Annulation du dispositif par la Cour de cassation

La Cour de cassation invalide le raisonnement de la cour d’appel. Elle rappelle les principes posés par l’arrêt du 27 janvier 2021 (Cass. Soc., 27 janv. 2021, n° 18-10.672), repris par le syndicat dans son argumentaire, et annule le dispositif conventionnel.

En effet, un accord collectif peut instituer des mesures de nature à favoriser l’activité syndicale, et dans ce cadre, en vue d’encourager l’adhésion des salariés de l’entreprise aux organisations syndicales, prévoir la prise en charge par l’employeur d’une partie du montant des cotisations syndicales annuelles. Mais, à plusieurs conditions seulement :

  • cela ne doit pas porter atteinte à la liberté du salarié d’adhérer ou de ne pas adhérer au syndicat de son choix ;
  • cela ne doit pas permettre à l’employeur de connaître l’identité des salariés adhérant aux organisations syndicales ;
  • cela doit bénéficier tant aux syndicats représentatifs qu’aux syndicats non représentatifs dans l’entreprise.

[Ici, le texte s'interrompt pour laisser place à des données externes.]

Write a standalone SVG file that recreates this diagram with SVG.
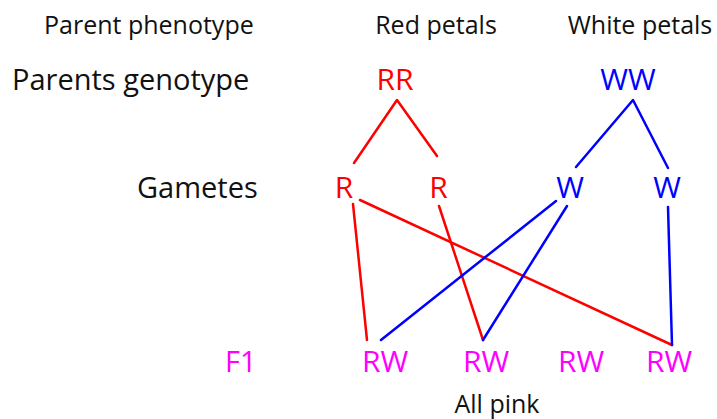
<svg xmlns="http://www.w3.org/2000/svg" width="717" height="419" viewBox="0 0 717 419">
<style>
text { font-family: "Open Sans", "Liberation Sans", sans-serif; }
.lbl { fill: #111; font-size: 25px; }
.big { fill: #111; font-size: 29px; }
.g { font-size: 30px; text-anchor: middle; }
.red { fill: #ff0000; }
.blue { fill: #0000ff; }
.pink { fill: #ff00ff; }
.lr { stroke: #ff0000; stroke-width: 2.5; fill: none; stroke-linecap: round; stroke-linejoin: round; }
.lb { stroke: #0000ff; stroke-width: 2.5; fill: none; stroke-linecap: round; stroke-linejoin: round; }
</style>
<rect width="717" height="419" fill="#ffffff"/>
<g id="labels">
<text class="lbl" x="44" y="34">Parent phenotype</text>
<text class="lbl" x="436" y="34" text-anchor="middle">Red petals</text>
<text class="lbl" x="640" y="34" text-anchor="middle">White petals</text>
<text class="big" x="12" y="90">Parents genotype</text>
<text class="big" x="137" y="198">Gametes</text>
<text class="big pink" x="225" y="372">F1</text>
<text class="lbl" x="497" y="413" text-anchor="middle">All pink</text>
</g>
<g id="parent-RR"><text class="g red" x="395" y="90">RR</text></g>
<g id="parent-WW"><text class="g blue" x="628" y="90">WW</text></g>
<g id="gamete-R1"><text class="g red" x="344" y="198">R</text></g>
<g id="gamete-R2"><text class="g red" x="438.5" y="198">R</text></g>
<g id="gamete-W1"><text class="g blue" x="570" y="198">W</text></g>
<g id="gamete-W2"><text class="g blue" x="667" y="198">W</text></g>
<g id="f1-RW1"><text class="g pink" x="385" y="372">RW</text></g>
<g id="f1-RW2"><text class="g pink" x="486" y="372">RW</text></g>
<g id="f1-RW3"><text class="g pink" x="581" y="372">RW</text></g>
<g id="f1-RW4"><text class="g pink" x="669" y="372">RW</text></g>
<g id="connectors">
<polyline class="lr" points="354,163 397,100 437,156"/>
<polyline class="lb" points="576,167 633,100 668,168"/>
<line class="lr" x1="353" y1="204" x2="367" y2="340"/>
<line class="lr" x1="360" y1="200" x2="672" y2="345"/>
<line class="lr" x1="439" y1="206" x2="483" y2="340"/>
<line class="lb" x1="556" y1="201" x2="381" y2="340"/>
<line class="lb" x1="567" y1="206" x2="483" y2="340"/>
<line class="lb" x1="668" y1="207" x2="672" y2="345"/>
</g>
</svg>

En outre, le montant de la participation ne doit pas représenter la totalité du montant de la cotisation due par le salarié, le cas échéant après déductions fiscales. Si tel était le cas, cela serait en contradiction avec le critère d’indépendance posé par l’article L. 2121-1 du code du travail, nécessaire à l’établissement de la représentativité d’un syndicat.

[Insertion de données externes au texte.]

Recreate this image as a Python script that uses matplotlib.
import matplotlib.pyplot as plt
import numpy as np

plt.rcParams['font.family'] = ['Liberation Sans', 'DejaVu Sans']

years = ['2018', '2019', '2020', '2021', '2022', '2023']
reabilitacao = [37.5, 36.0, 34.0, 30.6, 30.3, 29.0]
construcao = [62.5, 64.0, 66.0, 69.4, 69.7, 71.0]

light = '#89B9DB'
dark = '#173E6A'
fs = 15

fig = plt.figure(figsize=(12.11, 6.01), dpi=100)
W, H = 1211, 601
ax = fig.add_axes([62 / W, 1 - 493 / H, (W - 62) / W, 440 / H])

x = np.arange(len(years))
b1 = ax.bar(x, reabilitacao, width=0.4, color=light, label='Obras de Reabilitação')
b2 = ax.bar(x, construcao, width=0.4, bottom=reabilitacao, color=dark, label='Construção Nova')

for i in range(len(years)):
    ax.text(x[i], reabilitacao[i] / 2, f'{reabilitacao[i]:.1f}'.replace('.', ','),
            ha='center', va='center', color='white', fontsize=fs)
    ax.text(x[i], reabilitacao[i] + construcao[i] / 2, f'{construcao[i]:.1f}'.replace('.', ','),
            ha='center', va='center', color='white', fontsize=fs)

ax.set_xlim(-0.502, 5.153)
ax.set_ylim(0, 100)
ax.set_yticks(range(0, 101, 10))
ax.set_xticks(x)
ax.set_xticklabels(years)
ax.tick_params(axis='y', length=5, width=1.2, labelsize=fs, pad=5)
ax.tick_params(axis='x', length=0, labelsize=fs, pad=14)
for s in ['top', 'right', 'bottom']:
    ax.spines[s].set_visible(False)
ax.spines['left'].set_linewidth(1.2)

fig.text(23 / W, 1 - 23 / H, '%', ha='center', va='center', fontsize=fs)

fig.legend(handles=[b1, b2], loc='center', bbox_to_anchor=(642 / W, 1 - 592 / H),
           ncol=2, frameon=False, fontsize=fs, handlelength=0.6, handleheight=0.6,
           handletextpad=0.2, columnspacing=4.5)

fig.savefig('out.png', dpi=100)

Le dispositif en place ne répond pas aux exigences de la Cour

La disposition conventionnelle en question réserve cette prise en charge aux syndicats représentatifs, et prévoit, au-delà de la déduction de l’impôt sur le revenu, un remboursement intégral du reste à charge des cotisations dues par le salarié. Les conditions posées par la Cour de cassation pour la validité d’un dispositif de prise en charge des cotisations syndicales ne sont donc pas respectées.

Cependant, au regard des conséquences manifestement excessives qu’une annulation rétroactive pourrait avoir, la Cour de cassation décide de différer les effets de cette annulation. En effet, cela créerait une situation délicate pour les adhérents bénéficiaires qui ont déjà versé leurs cotisations aux organisations syndicales représentatives en considération du remboursement du reste à charge. Cette annulation ne sera donc effective que pour les cotisations versées à compter du 1er janvier 2024.

►  Remarque : le report, par le juge, des effets de l’annulation d’un accord collectif pour l’avenir est une possibilité offerte par l’article L. 2262-15 du code du travail. La Cour de cassation avait d’ailleurs déjà eu recours à ce mécanisme, auquel elle avait apporté des précisions d’application dans un arrêt du 13 janvier 2021 (Cass. Soc., 13 janv. 2021, 19-13.977).